• _LISTED ENTRIES_:

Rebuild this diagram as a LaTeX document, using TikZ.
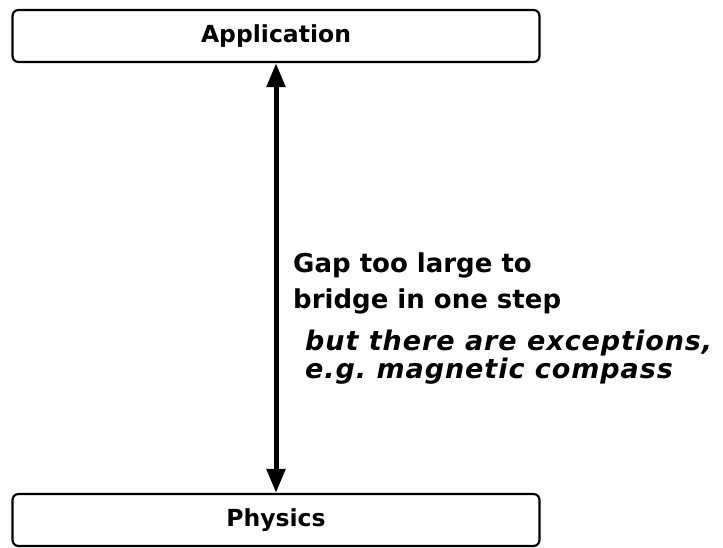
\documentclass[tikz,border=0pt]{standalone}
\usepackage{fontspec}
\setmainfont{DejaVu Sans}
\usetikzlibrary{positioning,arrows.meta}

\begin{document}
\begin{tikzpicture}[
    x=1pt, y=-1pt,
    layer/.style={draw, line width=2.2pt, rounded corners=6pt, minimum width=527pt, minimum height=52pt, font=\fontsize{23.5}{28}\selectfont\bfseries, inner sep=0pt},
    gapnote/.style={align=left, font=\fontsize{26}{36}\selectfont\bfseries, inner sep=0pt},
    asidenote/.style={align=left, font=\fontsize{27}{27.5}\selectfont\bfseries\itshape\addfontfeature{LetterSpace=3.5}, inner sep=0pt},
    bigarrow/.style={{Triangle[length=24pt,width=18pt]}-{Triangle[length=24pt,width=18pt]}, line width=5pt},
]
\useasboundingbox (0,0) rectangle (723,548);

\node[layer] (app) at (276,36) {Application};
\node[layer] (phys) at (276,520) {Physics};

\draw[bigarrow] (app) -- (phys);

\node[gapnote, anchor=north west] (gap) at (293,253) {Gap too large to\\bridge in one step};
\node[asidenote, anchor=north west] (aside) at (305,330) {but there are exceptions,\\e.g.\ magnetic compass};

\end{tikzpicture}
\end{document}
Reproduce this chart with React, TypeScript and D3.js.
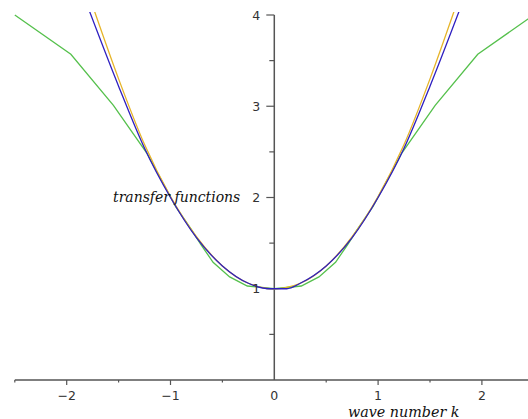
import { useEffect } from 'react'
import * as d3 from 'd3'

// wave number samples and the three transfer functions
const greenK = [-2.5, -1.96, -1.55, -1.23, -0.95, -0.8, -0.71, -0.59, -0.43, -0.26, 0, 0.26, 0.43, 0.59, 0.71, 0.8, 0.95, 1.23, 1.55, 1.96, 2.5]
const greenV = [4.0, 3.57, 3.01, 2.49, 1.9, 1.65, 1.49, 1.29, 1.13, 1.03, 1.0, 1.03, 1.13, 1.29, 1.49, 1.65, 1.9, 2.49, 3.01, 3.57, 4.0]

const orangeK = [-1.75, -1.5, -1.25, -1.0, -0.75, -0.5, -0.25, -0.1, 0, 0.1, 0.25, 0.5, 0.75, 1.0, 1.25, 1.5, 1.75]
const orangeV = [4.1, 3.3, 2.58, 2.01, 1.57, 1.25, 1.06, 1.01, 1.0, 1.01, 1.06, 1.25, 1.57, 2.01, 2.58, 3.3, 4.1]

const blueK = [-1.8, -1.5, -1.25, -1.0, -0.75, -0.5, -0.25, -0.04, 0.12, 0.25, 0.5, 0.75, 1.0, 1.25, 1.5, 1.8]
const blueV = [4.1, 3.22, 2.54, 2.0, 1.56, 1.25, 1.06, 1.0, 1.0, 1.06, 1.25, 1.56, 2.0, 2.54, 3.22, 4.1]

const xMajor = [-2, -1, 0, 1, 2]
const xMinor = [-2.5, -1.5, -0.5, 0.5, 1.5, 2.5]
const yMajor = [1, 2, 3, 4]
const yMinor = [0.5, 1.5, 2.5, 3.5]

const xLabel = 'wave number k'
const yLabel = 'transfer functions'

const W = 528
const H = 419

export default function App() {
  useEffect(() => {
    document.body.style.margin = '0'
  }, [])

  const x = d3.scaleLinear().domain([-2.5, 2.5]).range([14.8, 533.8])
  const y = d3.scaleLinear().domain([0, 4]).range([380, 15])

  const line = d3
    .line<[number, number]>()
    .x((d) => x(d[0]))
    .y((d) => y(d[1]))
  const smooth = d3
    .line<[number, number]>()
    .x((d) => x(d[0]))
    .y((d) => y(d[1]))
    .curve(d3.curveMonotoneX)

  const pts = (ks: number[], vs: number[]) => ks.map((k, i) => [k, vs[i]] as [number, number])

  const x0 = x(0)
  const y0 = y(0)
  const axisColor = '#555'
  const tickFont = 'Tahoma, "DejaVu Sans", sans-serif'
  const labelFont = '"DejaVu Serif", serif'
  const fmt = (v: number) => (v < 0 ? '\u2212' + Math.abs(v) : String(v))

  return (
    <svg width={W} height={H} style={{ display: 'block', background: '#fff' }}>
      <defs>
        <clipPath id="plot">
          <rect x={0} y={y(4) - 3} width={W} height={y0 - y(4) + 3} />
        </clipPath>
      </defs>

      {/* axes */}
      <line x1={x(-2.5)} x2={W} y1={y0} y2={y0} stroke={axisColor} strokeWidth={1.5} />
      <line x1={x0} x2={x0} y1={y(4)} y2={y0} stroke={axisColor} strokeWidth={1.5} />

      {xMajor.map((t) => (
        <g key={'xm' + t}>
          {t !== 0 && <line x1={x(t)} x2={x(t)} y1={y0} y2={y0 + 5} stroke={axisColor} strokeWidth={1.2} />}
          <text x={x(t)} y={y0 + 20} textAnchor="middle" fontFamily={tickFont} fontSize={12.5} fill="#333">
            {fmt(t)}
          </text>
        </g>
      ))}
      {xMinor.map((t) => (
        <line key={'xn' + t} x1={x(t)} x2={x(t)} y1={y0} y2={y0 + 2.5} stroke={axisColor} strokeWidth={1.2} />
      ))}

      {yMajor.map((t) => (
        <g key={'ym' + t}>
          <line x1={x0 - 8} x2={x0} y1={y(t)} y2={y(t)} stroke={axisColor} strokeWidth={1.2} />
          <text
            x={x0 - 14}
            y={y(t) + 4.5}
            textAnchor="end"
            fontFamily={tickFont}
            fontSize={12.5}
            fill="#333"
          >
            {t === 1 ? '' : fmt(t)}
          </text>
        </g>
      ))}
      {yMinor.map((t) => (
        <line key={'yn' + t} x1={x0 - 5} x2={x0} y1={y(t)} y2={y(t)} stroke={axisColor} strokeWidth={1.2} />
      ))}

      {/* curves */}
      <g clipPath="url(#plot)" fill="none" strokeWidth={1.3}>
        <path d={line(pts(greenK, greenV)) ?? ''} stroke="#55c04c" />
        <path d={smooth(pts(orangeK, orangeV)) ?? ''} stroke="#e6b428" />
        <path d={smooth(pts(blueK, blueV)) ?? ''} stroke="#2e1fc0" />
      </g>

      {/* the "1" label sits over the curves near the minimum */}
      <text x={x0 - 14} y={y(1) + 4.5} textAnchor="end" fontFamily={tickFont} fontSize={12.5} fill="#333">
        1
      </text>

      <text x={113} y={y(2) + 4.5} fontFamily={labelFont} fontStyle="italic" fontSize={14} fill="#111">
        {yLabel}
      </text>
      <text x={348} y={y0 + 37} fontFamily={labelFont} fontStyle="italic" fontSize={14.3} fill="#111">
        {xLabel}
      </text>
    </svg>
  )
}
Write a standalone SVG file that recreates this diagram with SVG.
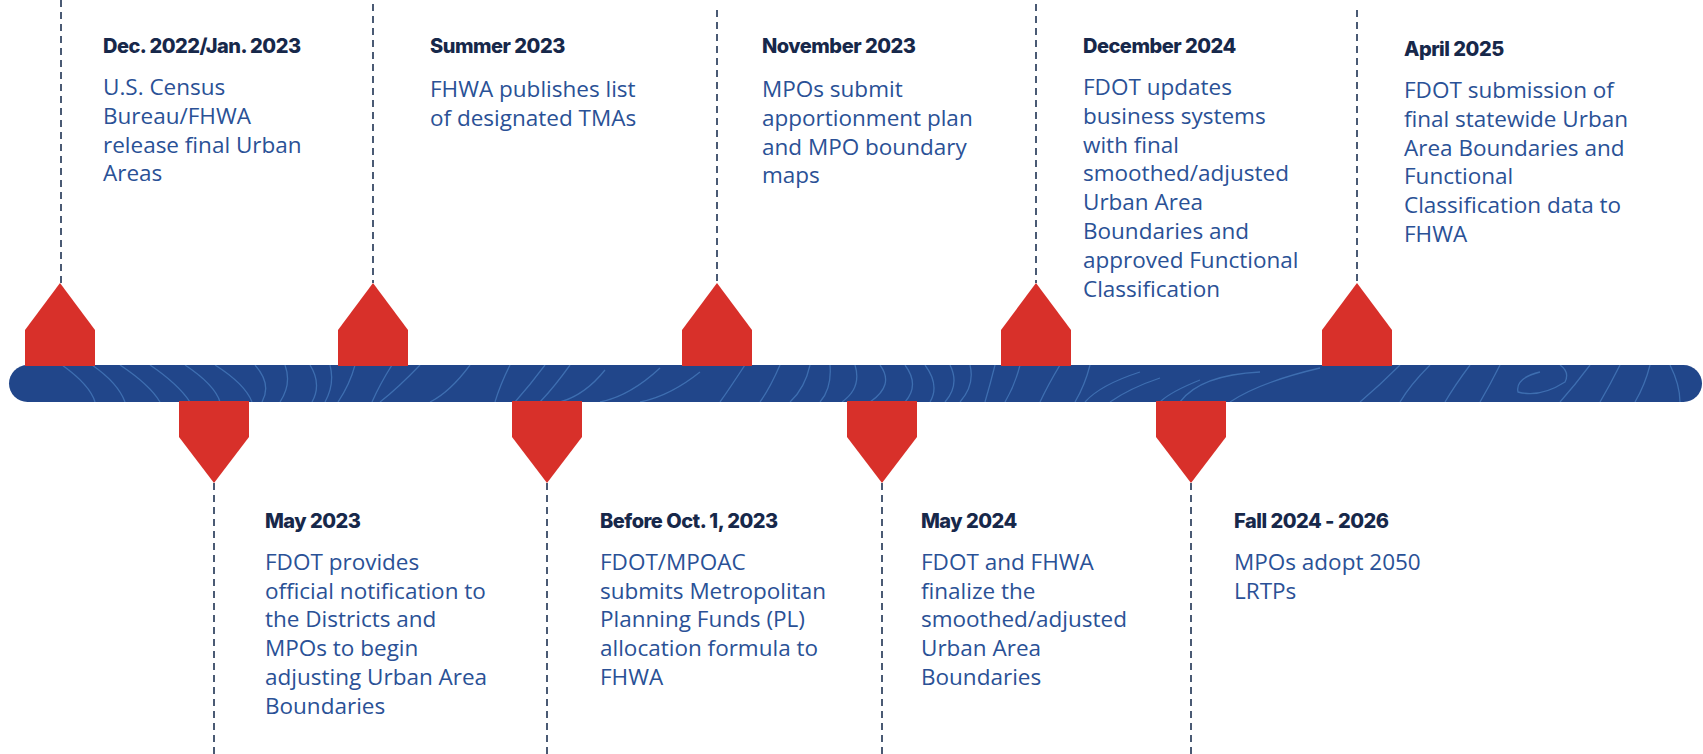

• _TO DO_: Output every entry exactly as given; pictures are not part of the copy.

• _RESULT OF THIS TASK_:
Rebuild this diagram as a LaTeX document, using TikZ.
\documentclass[tikz,border=0pt]{standalone}
\usepackage{fontspec}
\setmainfont{DejaVu Sans}
\usetikzlibrary{positioning,arrows.meta}

\begin{document}
\begin{tikzpicture}[
    x=1pt, y=-1pt,
    layer/.style={draw, line width=2.2pt, rounded corners=6pt, minimum width=527pt, minimum height=52pt, font=\fontsize{23.5}{28}\selectfont\bfseries, inner sep=0pt},
    gapnote/.style={align=left, font=\fontsize{26}{36}\selectfont\bfseries, inner sep=0pt},
    asidenote/.style={align=left, font=\fontsize{27}{27.5}\selectfont\bfseries\itshape\addfontfeature{LetterSpace=3.5}, inner sep=0pt},
    bigarrow/.style={{Triangle[length=24pt,width=18pt]}-{Triangle[length=24pt,width=18pt]}, line width=5pt},
]
\useasboundingbox (0,0) rectangle (723,548);

\node[layer] (app) at (276,36) {Application};
\node[layer] (phys) at (276,520) {Physics};

\draw[bigarrow] (app) -- (phys);

\node[gapnote, anchor=north west] (gap) at (293,253) {Gap too large to\\bridge in one step};
\node[asidenote, anchor=north west] (aside) at (305,330) {but there are exceptions,\\e.g.\ magnetic compass};

\end{tikzpicture}
\end{document}
Reproduce this chart with React, TypeScript and D3.js.
import { useEffect } from 'react'
import * as d3 from 'd3'

// wave number samples and the three transfer functions
const greenK = [-2.5, -1.96, -1.55, -1.23, -0.95, -0.8, -0.71, -0.59, -0.43, -0.26, 0, 0.26, 0.43, 0.59, 0.71, 0.8, 0.95, 1.23, 1.55, 1.96, 2.5]
const greenV = [4.0, 3.57, 3.01, 2.49, 1.9, 1.65, 1.49, 1.29, 1.13, 1.03, 1.0, 1.03, 1.13, 1.29, 1.49, 1.65, 1.9, 2.49, 3.01, 3.57, 4.0]

const orangeK = [-1.75, -1.5, -1.25, -1.0, -0.75, -0.5, -0.25, -0.1, 0, 0.1, 0.25, 0.5, 0.75, 1.0, 1.25, 1.5, 1.75]
const orangeV = [4.1, 3.3, 2.58, 2.01, 1.57, 1.25, 1.06, 1.01, 1.0, 1.01, 1.06, 1.25, 1.57, 2.01, 2.58, 3.3, 4.1]

const blueK = [-1.8, -1.5, -1.25, -1.0, -0.75, -0.5, -0.25, -0.04, 0.12, 0.25, 0.5, 0.75, 1.0, 1.25, 1.5, 1.8]
const blueV = [4.1, 3.22, 2.54, 2.0, 1.56, 1.25, 1.06, 1.0, 1.0, 1.06, 1.25, 1.56, 2.0, 2.54, 3.22, 4.1]

const xMajor = [-2, -1, 0, 1, 2]
const xMinor = [-2.5, -1.5, -0.5, 0.5, 1.5, 2.5]
const yMajor = [1, 2, 3, 4]
const yMinor = [0.5, 1.5, 2.5, 3.5]

const xLabel = 'wave number k'
const yLabel = 'transfer functions'

const W = 528
const H = 419

export default function App() {
  useEffect(() => {
    document.body.style.margin = '0'
  }, [])

  const x = d3.scaleLinear().domain([-2.5, 2.5]).range([14.8, 533.8])
  const y = d3.scaleLinear().domain([0, 4]).range([380, 15])

  const line = d3
    .line<[number, number]>()
    .x((d) => x(d[0]))
    .y((d) => y(d[1]))
  const smooth = d3
    .line<[number, number]>()
    .x((d) => x(d[0]))
    .y((d) => y(d[1]))
    .curve(d3.curveMonotoneX)

  const pts = (ks: number[], vs: number[]) => ks.map((k, i) => [k, vs[i]] as [number, number])

  const x0 = x(0)
  const y0 = y(0)
  const axisColor = '#555'
  const tickFont = 'Tahoma, "DejaVu Sans", sans-serif'
  const labelFont = '"DejaVu Serif", serif'
  const fmt = (v: number) => (v < 0 ? '\u2212' + Math.abs(v) : String(v))

  return (
    <svg width={W} height={H} style={{ display: 'block', background: '#fff' }}>
      <defs>
        <clipPath id="plot">
          <rect x={0} y={y(4) - 3} width={W} height={y0 - y(4) + 3} />
        </clipPath>
      </defs>

      {/* axes */}
      <line x1={x(-2.5)} x2={W} y1={y0} y2={y0} stroke={axisColor} strokeWidth={1.5} />
      <line x1={x0} x2={x0} y1={y(4)} y2={y0} stroke={axisColor} strokeWidth={1.5} />

      {xMajor.map((t) => (
        <g key={'xm' + t}>
          {t !== 0 && <line x1={x(t)} x2={x(t)} y1={y0} y2={y0 + 5} stroke={axisColor} strokeWidth={1.2} />}
          <text x={x(t)} y={y0 + 20} textAnchor="middle" fontFamily={tickFont} fontSize={12.5} fill="#333">
            {fmt(t)}
          </text>
        </g>
      ))}
      {xMinor.map((t) => (
        <line key={'xn' + t} x1={x(t)} x2={x(t)} y1={y0} y2={y0 + 2.5} stroke={axisColor} strokeWidth={1.2} />
      ))}

      {yMajor.map((t) => (
        <g key={'ym' + t}>
          <line x1={x0 - 8} x2={x0} y1={y(t)} y2={y(t)} stroke={axisColor} strokeWidth={1.2} />
          <text
            x={x0 - 14}
            y={y(t) + 4.5}
            textAnchor="end"
            fontFamily={tickFont}
            fontSize={12.5}
            fill="#333"
          >
            {t === 1 ? '' : fmt(t)}
          </text>
        </g>
      ))}
      {yMinor.map((t) => (
        <line key={'yn' + t} x1={x0 - 5} x2={x0} y1={y(t)} y2={y(t)} stroke={axisColor} strokeWidth={1.2} />
      ))}

      {/* curves */}
      <g clipPath="url(#plot)" fill="none" strokeWidth={1.3}>
        <path d={line(pts(greenK, greenV)) ?? ''} stroke="#55c04c" />
        <path d={smooth(pts(orangeK, orangeV)) ?? ''} stroke="#e6b428" />
        <path d={smooth(pts(blueK, blueV)) ?? ''} stroke="#2e1fc0" />
      </g>

      {/* the "1" label sits over the curves near the minimum */}
      <text x={x0 - 14} y={y(1) + 4.5} textAnchor="end" fontFamily={tickFont} fontSize={12.5} fill="#333">
        1
      </text>

      <text x={113} y={y(2) + 4.5} fontFamily={labelFont} fontStyle="italic" fontSize={14} fill="#111">
        {yLabel}
      </text>
      <text x={348} y={y0 + 37} fontFamily={labelFont} fontStyle="italic" fontSize={14.3} fill="#111">
        {xLabel}
      </text>
    </svg>
  )
}
Write a standalone SVG file that recreates this diagram with SVG.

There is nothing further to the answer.